Each line below must be set down exactly; omit any image you find.

- - - - - - -

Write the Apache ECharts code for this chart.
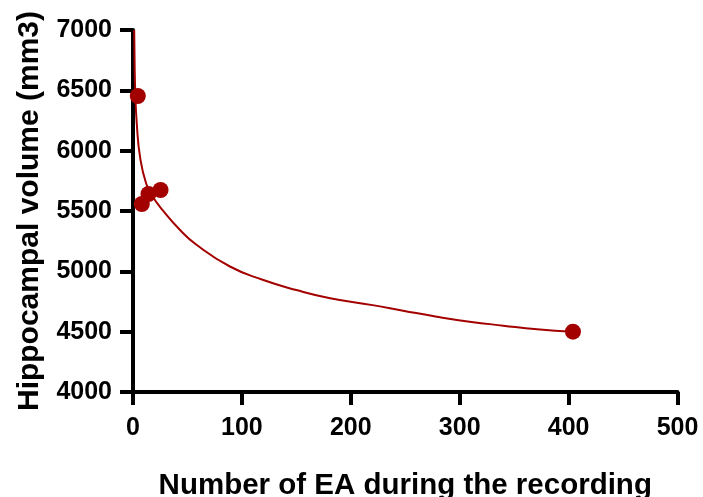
<!DOCTYPE html>
<html>
<head>
<meta charset="utf-8">
<script src="https://cdn.jsdelivr.net/npm/echarts@6/dist/echarts.min.js"></script>
<style>html,body{margin:0;padding:0;background:#fff;}#c{width:703px;height:497px;}</style>
</head>
<body>
<div id="c"></div>
<script>
// Observed data points
var pointX = [4.4, 8.1, 14.2, 25.3, 404];
var pointY = [6453, 5558, 5641, 5674, 4500];
// Fitted curve
var curveX = [1.1, 1.4, 2.0, 3.5, 6.6, 12, 18, 27, 43, 58, 89, 119, 150, 181, 220, 248, 279, 309, 340, 371, 404];
var curveY = [7000, 6780, 6500, 6220, 5940, 5730, 5620, 5510, 5345, 5222, 5040, 4930, 4845, 4777, 4720, 4674, 4624, 4583, 4550, 4520, 4500];
var xTitle = 'Number of EA during the recording';
var yTitle = 'Hippocampal volume (mm3)';

var RED = '#a30000';
var FONT = 'Liberation Sans';

function pairs(xs, ys) { return xs.map(function (x, i) { return [x, ys[i]]; }); }
function plain(v) { return String(v); }

var chart = echarts.init(document.getElementById('c'));
chart.setOption({
  animation: false,
  grid: { left: 133, right: 25.5, top: 30, bottom: 105, containLabel: false, outerBoundsMode: 'none' },
  xAxis: {
    type: 'value', min: 0, max: 500, interval: 100,
    name: xTitle, nameLocation: 'middle', nameGap: 79, nameMoveOverlap: false,
    nameTextStyle: { fontFamily: FONT, fontWeight: 'bold', fontSize: 29.5, color: '#000' },
    axisLine: { show: true, onZero: false, lineStyle: { color: '#000', width: 4 } },
    axisTick: { show: true, length: 13, lineStyle: { color: '#000', width: 4 } },
    axisLabel: { fontFamily: FONT, fontWeight: 'bold', fontSize: 25, color: '#000', margin: 24, formatter: plain },
    splitLine: { show: false }
  },
  yAxis: {
    type: 'value', min: 4000, max: 7000, interval: 500,
    name: yTitle, nameLocation: 'middle', nameGap: 88, nameRotate: 90, nameMoveOverlap: false,
    nameTextStyle: { fontFamily: FONT, fontWeight: 'bold', fontSize: 30, color: '#000' },
    axisLine: { show: true, onZero: false, lineStyle: { color: '#000', width: 4 } },
    axisTick: { show: true, length: 13, lineStyle: { color: '#000', width: 4 } },
    axisLabel: { fontFamily: FONT, fontWeight: 'bold', fontSize: 25, color: '#000', margin: 21, formatter: plain },
    splitLine: { show: false }
  },
  series: [
    {
      type: 'line', data: pairs(curveX, curveY), smooth: 0.5,
      showSymbol: false, symbol: 'none',
      lineStyle: { color: RED, width: 2 }, z: 2
    },
    {
      type: 'scatter', data: pairs(pointX, pointY), symbol: 'circle', symbolSize: 16,
      itemStyle: { color: RED, opacity: 1 }, z: 3
    }
  ]
});
</script>
</body>
</html>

- - - - - - -

- Exercise result
Write the Apache ECharts code for this chart.
<!DOCTYPE html>
<html>
<head>
<meta charset="utf-8">
<script src="https://cdn.jsdelivr.net/npm/echarts@6/dist/echarts.min.js"></script>
<style>html,body{margin:0;padding:0;background:#fff;}#c{width:703px;height:497px;}</style>
</head>
<body>
<div id="c"></div>
<script>
// Observed data points
var pointX = [4.4, 8.1, 14.2, 25.3, 404];
var pointY = [6453, 5558, 5641, 5674, 4500];
// Fitted curve
var curveX = [1.1, 1.4, 2.0, 3.5, 6.6, 12, 18, 27, 43, 58, 89, 119, 150, 181, 220, 248, 279, 309, 340, 371, 404];
var curveY = [7000, 6780, 6500, 6220, 5940, 5730, 5620, 5510, 5345, 5222, 5040, 4930, 4845, 4777, 4720, 4674, 4624, 4583, 4550, 4520, 4500];
var xTitle = 'Number of EA during the recording';
var yTitle = 'Hippocampal volume (mm3)';

var RED = '#a30000';
var FONT = 'Liberation Sans';

function pairs(xs, ys) { return xs.map(function (x, i) { return [x, ys[i]]; }); }
function plain(v) { return String(v); }

var chart = echarts.init(document.getElementById('c'));
chart.setOption({
  animation: false,
  grid: { left: 133, right: 25.5, top: 30, bottom: 105, containLabel: false, outerBoundsMode: 'none' },
  xAxis: {
    type: 'value', min: 0, max: 500, interval: 100,
    name: xTitle, nameLocation: 'middle', nameGap: 79, nameMoveOverlap: false,
    nameTextStyle: { fontFamily: FONT, fontWeight: 'bold', fontSize: 29.5, color: '#000' },
    axisLine: { show: true, onZero: false, lineStyle: { color: '#000', width: 4 } },
    axisTick: { show: true, length: 13, lineStyle: { color: '#000', width: 4 } },
    axisLabel: { fontFamily: FONT, fontWeight: 'bold', fontSize: 25, color: '#000', margin: 24, formatter: plain },
    splitLine: { show: false }
  },
  yAxis: {
    type: 'value', min: 4000, max: 7000, interval: 500,
    name: yTitle, nameLocation: 'middle', nameGap: 88, nameRotate: 90, nameMoveOverlap: false,
    nameTextStyle: { fontFamily: FONT, fontWeight: 'bold', fontSize: 30, color: '#000' },
    axisLine: { show: true, onZero: false, lineStyle: { color: '#000', width: 4 } },
    axisTick: { show: true, length: 13, lineStyle: { color: '#000', width: 4 } },
    axisLabel: { fontFamily: FONT, fontWeight: 'bold', fontSize: 25, color: '#000', margin: 21, formatter: plain },
    splitLine: { show: false }
  },
  series: [
    {
      type: 'line', data: pairs(curveX, curveY), smooth: 0.5,
      showSymbol: false, symbol: 'none',
      lineStyle: { color: RED, width: 2 }, z: 2
    },
    {
      type: 'scatter', data: pairs(pointX, pointY), symbol: 'circle', symbolSize: 16,
      itemStyle: { color: RED, opacity: 1 }, z: 3
    }
  ]
});
</script>
</body>
</html>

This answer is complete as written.